* _Given instruction_: Copy every line in which the string "page" occurs.

* _Data extract_:
== == ==

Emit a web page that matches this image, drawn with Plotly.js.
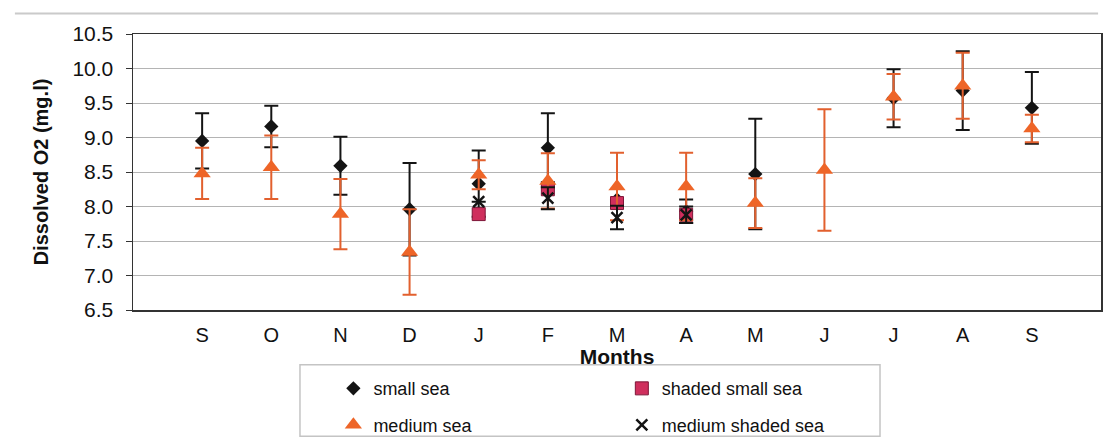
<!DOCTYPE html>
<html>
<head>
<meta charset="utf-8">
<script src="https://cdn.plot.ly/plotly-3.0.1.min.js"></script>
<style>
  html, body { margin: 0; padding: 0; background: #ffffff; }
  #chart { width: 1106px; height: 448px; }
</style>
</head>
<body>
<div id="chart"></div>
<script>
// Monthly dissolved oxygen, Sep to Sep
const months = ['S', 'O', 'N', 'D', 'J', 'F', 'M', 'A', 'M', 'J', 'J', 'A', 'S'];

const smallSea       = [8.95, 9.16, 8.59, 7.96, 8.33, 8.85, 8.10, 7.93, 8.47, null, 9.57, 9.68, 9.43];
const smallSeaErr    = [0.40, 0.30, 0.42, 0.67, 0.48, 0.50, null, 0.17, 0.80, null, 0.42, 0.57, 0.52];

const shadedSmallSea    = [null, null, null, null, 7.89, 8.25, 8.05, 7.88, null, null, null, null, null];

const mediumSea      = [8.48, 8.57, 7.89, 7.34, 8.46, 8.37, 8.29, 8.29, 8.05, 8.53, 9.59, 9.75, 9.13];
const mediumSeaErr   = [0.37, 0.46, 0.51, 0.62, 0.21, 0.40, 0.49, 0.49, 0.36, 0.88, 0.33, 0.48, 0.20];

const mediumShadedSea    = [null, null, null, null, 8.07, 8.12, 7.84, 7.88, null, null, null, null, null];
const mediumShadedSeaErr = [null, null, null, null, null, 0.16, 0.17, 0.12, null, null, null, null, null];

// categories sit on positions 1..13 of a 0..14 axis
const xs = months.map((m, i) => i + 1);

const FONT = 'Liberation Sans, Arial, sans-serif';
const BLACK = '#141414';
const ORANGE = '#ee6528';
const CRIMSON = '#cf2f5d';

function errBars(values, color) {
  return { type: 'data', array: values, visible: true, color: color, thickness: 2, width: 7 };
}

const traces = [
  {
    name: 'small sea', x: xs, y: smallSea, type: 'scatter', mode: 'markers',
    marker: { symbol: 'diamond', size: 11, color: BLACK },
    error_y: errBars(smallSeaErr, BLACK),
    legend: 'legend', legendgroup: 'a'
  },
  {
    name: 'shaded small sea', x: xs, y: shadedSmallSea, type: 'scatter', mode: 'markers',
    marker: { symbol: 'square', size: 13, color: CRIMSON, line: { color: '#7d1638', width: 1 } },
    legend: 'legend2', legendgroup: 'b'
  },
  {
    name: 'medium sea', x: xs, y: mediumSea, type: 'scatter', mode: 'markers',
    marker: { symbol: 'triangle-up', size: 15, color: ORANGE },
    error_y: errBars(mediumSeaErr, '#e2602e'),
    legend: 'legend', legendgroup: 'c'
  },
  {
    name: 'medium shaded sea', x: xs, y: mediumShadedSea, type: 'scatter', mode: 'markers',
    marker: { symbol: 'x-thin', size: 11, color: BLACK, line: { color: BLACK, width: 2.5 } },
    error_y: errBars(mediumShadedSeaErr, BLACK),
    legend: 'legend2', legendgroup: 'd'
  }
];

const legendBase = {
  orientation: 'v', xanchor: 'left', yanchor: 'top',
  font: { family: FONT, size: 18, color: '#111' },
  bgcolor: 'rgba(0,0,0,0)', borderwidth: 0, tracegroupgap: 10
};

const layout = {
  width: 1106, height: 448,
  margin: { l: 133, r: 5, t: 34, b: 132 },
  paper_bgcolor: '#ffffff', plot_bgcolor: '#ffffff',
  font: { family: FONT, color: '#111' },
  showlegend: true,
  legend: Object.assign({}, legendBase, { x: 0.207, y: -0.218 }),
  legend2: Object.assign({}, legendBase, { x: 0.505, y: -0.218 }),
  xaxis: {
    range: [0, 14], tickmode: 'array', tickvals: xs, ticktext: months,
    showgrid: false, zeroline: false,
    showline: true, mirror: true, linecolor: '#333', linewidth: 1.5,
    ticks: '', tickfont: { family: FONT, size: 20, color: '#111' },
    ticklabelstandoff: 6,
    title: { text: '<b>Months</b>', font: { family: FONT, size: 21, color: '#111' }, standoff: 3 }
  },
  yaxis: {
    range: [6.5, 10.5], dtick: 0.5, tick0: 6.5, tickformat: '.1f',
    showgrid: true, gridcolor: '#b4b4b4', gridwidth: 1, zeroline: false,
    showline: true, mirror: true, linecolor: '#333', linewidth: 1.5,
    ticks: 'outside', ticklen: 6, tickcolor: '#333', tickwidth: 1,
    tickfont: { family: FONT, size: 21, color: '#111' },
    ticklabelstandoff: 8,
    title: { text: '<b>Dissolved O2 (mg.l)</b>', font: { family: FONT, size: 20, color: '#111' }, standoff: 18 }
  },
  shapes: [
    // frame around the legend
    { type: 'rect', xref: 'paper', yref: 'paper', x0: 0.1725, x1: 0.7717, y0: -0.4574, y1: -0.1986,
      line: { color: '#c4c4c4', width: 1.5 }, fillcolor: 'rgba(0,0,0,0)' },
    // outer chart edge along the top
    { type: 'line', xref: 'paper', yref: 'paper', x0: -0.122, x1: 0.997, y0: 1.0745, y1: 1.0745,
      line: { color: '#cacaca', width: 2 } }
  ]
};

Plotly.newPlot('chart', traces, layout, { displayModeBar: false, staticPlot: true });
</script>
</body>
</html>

== == ==

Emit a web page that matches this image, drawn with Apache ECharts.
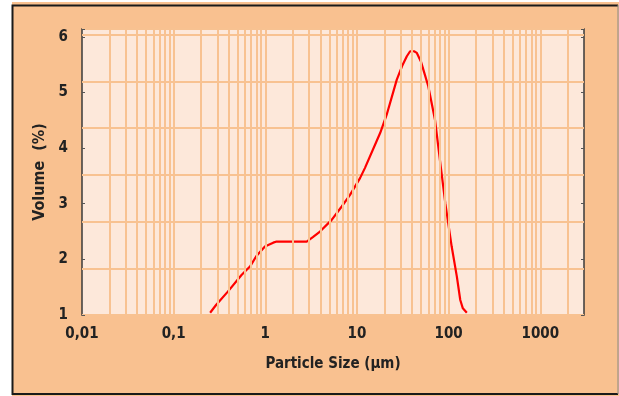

== == ==

* _Result for this task_:
Emit a web page that matches this image, drawn with Plotly.js.
Emit a web page that matches this image, drawn with Apache ECharts.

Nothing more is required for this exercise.